20% know someone who's had a heart attack at work

In honour of First Aid Awareness Week, St John Ambulance has been reminding us why it might be time to invest in a defibrillator...

by Dave Waller
Last Updated: 12 Apr 2011
Brace yourselves for some unsavoury health-related stats. According to St John Ambulance, around 30,000 people experience a cardiac arrest outside a hospital environment each year, only a third of whom will receive potentially critical CPR from a bystander. More startling than that, it reckons one in five people know someone who’s had a heart attack at work. We can’t help feeling that sounds quite high (and our totally unscientific straw poll of the office certainly suggests as much), but if the figure is anywhere near that, maybe it’s time to invest in some preventative measures…

In case you weren’t aware, this is First Aid Awareness Week, and St John Ambulance is using that hook to bang one of its favourite drums – the lack of awareness among businesses of a potentially life-saving option. We’ve written about these Automated External Defibrillators before, but in case your memory is not of the elephantine variety, we’re talking about those pads they have in hospital dramas that you whack on to the chest to shock the heart back into rhythm. According to SJA, this can increase survival chances by up to 75%. So the benefits are… CLEAR! (Sorry).

In all seriousness, while administering a pair of pads surging with 1,000 volts may seem to the average employee like a massive leap in responsibility from fixing a paper jam in the photocopier, SJA is keen to point out that these machines are now not only widely available to businesses, but are also easy-to-use and can be operated without much training. (Although training is of course recommended – if only to cut down on the likelihood of busting the kit out at the office Christmas bash.)

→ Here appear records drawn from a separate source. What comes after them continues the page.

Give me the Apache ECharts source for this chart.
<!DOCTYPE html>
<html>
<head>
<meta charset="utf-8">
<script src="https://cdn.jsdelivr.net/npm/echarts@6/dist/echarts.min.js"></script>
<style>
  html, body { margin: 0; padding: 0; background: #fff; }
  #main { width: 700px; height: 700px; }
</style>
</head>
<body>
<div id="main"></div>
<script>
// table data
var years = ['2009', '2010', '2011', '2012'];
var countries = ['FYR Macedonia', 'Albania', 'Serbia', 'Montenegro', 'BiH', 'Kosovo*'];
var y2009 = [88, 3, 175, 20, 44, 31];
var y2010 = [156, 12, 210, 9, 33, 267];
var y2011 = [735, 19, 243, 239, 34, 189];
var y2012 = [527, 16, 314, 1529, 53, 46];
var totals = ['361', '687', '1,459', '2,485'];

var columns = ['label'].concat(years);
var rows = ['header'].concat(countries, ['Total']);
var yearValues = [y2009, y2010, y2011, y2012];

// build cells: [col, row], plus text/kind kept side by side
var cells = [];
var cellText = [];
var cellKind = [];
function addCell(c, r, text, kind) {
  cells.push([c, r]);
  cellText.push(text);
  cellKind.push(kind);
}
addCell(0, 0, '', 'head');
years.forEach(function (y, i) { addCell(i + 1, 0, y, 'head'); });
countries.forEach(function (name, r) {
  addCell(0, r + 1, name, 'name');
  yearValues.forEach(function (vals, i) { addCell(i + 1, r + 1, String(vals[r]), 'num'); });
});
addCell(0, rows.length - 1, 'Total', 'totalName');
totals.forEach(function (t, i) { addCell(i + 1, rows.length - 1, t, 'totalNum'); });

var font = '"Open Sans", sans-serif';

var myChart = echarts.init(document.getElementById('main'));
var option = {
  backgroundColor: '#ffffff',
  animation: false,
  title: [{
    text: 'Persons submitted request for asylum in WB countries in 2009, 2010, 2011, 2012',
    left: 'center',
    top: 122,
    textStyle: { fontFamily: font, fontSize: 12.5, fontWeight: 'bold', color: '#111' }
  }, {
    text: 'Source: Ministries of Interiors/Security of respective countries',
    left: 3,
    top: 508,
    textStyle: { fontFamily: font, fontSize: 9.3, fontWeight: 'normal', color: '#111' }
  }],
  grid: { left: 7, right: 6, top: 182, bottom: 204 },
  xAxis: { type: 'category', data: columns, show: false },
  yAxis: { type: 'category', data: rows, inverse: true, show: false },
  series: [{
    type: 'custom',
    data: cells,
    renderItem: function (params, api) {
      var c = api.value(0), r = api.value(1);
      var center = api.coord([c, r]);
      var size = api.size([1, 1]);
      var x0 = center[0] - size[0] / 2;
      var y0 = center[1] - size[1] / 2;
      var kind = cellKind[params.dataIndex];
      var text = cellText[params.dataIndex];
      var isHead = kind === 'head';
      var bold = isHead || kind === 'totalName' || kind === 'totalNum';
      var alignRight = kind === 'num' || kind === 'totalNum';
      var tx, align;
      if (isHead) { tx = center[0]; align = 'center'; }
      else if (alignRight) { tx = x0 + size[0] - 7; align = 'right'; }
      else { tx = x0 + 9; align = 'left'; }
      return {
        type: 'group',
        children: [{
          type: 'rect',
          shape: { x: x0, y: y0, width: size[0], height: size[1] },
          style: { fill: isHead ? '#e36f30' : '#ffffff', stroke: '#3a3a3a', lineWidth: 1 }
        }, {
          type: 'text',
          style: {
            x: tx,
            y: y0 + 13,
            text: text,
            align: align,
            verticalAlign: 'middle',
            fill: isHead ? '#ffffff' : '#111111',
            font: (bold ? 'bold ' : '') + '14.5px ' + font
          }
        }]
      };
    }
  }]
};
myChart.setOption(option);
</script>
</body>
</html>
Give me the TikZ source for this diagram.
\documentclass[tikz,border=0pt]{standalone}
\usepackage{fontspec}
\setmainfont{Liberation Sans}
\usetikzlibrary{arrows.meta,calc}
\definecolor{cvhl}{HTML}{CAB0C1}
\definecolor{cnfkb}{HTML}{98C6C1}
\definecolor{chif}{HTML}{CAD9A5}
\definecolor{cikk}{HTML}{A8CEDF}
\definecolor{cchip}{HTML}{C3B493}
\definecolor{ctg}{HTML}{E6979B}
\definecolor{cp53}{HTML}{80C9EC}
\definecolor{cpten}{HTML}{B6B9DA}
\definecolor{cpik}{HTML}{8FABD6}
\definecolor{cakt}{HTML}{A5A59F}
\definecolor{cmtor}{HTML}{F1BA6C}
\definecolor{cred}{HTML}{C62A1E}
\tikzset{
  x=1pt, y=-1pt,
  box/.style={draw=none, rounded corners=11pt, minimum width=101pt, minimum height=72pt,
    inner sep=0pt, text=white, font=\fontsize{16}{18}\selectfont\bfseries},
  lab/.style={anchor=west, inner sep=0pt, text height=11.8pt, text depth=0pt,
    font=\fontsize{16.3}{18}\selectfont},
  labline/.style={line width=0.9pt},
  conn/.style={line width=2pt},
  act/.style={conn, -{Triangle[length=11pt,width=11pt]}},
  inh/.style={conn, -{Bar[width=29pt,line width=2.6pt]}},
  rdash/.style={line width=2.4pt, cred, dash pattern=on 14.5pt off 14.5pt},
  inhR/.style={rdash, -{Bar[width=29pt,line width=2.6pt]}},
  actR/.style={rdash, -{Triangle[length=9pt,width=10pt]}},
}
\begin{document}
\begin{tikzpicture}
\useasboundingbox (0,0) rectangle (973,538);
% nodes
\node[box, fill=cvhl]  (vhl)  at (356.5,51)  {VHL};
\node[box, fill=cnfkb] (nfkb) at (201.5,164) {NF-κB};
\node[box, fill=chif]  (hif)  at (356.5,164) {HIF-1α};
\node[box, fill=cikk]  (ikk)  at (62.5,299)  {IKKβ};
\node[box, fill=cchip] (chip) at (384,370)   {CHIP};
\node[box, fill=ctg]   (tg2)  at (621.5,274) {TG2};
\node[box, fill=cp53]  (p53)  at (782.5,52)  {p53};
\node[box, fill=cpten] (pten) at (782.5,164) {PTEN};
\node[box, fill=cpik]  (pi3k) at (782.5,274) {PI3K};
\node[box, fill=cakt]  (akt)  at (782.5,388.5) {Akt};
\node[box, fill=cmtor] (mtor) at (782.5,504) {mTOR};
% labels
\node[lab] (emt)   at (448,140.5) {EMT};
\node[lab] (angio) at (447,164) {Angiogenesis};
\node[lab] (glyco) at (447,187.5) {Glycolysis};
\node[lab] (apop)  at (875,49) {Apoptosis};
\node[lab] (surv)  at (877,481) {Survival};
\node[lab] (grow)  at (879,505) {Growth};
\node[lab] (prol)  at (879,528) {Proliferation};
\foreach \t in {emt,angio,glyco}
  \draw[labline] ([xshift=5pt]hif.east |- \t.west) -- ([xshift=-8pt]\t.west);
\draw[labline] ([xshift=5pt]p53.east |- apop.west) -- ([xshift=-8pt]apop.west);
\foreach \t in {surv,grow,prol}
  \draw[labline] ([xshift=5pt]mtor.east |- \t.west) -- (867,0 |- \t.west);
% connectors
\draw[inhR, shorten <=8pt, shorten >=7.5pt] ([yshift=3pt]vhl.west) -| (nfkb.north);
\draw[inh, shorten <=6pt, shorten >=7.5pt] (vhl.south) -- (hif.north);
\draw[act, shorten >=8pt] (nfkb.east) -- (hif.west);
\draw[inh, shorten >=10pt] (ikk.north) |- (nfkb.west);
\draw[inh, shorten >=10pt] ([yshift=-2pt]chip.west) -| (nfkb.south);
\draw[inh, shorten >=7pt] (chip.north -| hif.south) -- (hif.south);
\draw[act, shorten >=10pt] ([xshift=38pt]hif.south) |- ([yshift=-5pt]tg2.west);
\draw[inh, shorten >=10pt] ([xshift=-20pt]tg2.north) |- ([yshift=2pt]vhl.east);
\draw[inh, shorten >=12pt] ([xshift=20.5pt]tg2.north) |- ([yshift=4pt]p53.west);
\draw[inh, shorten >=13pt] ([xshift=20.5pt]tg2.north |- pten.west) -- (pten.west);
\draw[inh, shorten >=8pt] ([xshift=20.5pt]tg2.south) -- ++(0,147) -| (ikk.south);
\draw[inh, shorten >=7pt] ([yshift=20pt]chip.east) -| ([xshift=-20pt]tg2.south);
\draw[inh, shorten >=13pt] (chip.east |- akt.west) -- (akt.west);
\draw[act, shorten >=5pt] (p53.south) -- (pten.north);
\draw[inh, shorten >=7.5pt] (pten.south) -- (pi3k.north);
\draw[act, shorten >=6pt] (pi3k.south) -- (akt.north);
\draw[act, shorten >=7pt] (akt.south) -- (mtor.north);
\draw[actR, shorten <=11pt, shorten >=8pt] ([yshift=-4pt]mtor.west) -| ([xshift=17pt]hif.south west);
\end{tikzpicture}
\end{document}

If you didn’t know any of this stuff, you’re not alone – only about a quarter of businesses have access to these AEDs (which do, in fairness, cost £1,600). But according to SJA, 66% of employees believe that employers ‘should reasonably be expected to keep one’. So while it’s not cheap, and will hopefully never be needed, it could be an investment worth making – if only because it will convince your staff that you're serious about their health and wellbeing.